§ **To do**:
Up to and including the line that contains "import plotly.graph_objects as go", write out each line of the material from its first line, exactly.
++++++++++++++++++++
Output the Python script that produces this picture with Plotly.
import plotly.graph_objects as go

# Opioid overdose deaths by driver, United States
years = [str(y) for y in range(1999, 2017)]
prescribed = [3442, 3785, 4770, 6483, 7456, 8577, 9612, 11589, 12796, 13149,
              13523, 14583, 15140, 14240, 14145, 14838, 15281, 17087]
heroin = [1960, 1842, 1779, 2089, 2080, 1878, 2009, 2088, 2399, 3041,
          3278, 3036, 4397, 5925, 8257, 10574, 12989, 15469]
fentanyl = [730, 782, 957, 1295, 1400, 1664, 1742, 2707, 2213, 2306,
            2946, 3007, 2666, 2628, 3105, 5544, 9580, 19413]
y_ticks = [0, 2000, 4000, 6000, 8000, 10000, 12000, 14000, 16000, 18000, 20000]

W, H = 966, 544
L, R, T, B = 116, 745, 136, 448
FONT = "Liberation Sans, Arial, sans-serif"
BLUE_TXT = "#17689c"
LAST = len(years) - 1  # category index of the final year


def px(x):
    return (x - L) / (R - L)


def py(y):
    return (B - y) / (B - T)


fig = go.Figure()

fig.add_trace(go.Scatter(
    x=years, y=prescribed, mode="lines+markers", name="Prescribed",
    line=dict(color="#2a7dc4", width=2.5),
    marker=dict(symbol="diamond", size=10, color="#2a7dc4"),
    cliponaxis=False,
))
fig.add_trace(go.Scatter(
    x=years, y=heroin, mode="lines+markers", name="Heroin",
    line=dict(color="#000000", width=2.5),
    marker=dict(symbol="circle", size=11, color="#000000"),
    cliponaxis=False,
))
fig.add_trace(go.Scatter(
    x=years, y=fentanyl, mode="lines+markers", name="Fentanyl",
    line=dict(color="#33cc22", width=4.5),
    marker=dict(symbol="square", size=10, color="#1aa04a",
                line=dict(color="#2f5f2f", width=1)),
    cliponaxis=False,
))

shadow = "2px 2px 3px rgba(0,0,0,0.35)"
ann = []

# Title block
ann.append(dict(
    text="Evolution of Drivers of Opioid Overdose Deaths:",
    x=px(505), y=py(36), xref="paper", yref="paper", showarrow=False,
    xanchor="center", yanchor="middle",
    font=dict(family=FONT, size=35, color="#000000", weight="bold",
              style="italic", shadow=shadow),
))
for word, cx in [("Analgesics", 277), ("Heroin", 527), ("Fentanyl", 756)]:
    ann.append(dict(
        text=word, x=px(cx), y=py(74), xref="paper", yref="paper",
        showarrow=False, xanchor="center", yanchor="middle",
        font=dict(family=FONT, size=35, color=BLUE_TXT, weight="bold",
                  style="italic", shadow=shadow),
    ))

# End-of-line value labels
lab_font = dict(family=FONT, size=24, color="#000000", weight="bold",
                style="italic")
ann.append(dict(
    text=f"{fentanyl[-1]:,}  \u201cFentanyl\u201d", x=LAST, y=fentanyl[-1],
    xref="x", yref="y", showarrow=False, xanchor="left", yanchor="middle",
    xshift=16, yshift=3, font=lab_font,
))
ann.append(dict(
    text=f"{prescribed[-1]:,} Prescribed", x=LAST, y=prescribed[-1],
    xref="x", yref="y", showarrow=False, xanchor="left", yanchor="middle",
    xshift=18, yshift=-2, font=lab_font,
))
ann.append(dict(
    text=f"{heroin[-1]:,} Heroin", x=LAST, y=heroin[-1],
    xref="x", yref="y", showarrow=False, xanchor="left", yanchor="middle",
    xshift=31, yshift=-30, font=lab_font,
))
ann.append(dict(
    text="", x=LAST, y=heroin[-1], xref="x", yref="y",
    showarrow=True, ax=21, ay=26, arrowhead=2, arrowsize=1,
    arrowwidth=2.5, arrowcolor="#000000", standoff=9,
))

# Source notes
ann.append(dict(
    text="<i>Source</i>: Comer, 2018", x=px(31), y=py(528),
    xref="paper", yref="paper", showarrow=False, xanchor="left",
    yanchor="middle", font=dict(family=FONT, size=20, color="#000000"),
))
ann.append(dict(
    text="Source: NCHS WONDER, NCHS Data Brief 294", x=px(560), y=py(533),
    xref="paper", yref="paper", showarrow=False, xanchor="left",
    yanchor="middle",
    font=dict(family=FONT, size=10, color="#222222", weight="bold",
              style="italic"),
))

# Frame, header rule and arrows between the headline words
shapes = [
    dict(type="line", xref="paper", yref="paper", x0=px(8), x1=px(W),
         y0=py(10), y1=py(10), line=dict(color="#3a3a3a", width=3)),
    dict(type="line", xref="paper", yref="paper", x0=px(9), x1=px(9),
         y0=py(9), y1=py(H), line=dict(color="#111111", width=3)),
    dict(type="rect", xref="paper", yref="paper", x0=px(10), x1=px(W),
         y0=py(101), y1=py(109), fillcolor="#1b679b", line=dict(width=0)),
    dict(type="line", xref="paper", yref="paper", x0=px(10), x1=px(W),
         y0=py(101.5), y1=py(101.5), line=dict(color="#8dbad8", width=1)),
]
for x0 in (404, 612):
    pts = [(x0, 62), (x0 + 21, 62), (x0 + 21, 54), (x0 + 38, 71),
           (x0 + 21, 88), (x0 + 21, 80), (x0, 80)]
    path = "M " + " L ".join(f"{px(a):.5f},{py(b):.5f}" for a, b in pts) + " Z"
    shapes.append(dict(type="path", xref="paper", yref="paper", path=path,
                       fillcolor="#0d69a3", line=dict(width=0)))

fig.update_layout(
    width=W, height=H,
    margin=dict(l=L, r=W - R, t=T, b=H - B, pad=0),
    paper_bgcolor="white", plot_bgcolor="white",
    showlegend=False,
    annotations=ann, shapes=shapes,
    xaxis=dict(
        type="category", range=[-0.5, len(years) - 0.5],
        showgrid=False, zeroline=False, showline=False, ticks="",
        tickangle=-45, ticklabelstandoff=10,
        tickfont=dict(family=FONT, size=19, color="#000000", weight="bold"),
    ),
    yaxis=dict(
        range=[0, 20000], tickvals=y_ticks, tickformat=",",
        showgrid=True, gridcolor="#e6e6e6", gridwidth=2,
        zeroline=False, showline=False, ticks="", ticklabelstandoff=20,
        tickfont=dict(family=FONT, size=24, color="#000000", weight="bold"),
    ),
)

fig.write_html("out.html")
++++++++++++++++++++
§ **Full solution**:
Output the Python script that produces this picture with Plotly.
import plotly.graph_objects as go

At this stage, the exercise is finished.